** Your task **
Leave out the pictures and retype only the lines from the opening line to the line that holds "import matplotlib.transforms as mtransforms", both ends included.
-- begin --
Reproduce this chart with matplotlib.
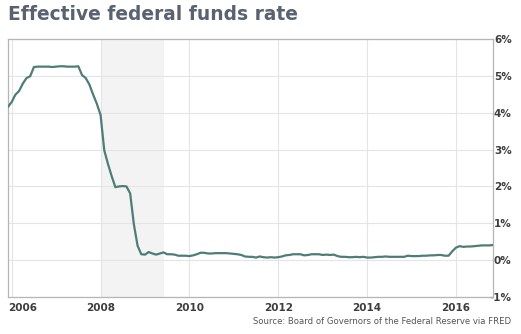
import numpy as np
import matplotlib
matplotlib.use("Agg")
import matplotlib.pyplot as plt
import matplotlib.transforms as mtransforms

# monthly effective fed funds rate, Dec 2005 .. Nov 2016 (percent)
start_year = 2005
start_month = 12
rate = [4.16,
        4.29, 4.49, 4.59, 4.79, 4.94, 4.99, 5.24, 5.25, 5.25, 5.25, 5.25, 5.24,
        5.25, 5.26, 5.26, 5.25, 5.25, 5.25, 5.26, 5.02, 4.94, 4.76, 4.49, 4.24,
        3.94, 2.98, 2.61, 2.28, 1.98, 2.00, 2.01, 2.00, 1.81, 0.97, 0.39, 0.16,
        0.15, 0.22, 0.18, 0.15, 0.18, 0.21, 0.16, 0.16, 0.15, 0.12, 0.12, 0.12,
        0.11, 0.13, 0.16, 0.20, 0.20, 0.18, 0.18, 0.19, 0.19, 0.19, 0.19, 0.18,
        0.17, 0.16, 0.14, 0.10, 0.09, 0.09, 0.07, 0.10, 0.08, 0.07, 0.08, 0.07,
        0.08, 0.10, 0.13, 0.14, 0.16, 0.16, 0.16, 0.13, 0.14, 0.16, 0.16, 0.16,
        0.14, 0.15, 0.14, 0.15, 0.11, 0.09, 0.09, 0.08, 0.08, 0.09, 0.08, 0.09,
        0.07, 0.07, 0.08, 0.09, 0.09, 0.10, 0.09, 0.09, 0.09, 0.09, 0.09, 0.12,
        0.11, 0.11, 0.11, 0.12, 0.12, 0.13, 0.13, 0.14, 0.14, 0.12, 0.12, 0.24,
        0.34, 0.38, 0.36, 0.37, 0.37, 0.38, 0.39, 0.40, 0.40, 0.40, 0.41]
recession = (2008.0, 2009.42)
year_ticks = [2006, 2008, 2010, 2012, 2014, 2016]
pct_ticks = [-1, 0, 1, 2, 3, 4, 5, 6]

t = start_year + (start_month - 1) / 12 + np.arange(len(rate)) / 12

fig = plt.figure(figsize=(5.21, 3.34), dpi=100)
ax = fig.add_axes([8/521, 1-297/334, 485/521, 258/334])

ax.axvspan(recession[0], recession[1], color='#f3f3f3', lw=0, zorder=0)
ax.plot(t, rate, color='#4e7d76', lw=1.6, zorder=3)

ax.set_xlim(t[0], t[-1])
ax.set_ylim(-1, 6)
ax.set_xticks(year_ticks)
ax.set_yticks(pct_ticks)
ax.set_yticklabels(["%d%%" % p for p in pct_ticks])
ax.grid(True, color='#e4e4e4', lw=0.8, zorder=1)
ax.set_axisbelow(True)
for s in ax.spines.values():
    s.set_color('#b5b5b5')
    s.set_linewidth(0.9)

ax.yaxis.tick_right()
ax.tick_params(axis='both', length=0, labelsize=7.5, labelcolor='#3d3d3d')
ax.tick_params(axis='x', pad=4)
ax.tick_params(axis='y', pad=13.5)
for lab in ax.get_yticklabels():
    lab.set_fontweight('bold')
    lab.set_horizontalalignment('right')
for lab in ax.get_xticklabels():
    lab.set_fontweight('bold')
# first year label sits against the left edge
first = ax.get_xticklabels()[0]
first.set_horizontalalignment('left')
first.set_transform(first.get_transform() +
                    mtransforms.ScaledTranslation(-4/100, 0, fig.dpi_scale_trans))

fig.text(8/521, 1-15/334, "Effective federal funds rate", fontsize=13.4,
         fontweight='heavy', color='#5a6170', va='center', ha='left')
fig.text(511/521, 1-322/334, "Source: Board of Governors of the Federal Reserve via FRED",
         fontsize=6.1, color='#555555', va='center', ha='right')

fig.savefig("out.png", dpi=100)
-- end --
** Answer to this problem **
Reproduce this chart with matplotlib.
import numpy as np
import matplotlib
matplotlib.use("Agg")
import matplotlib.pyplot as plt
import matplotlib.transforms as mtransforms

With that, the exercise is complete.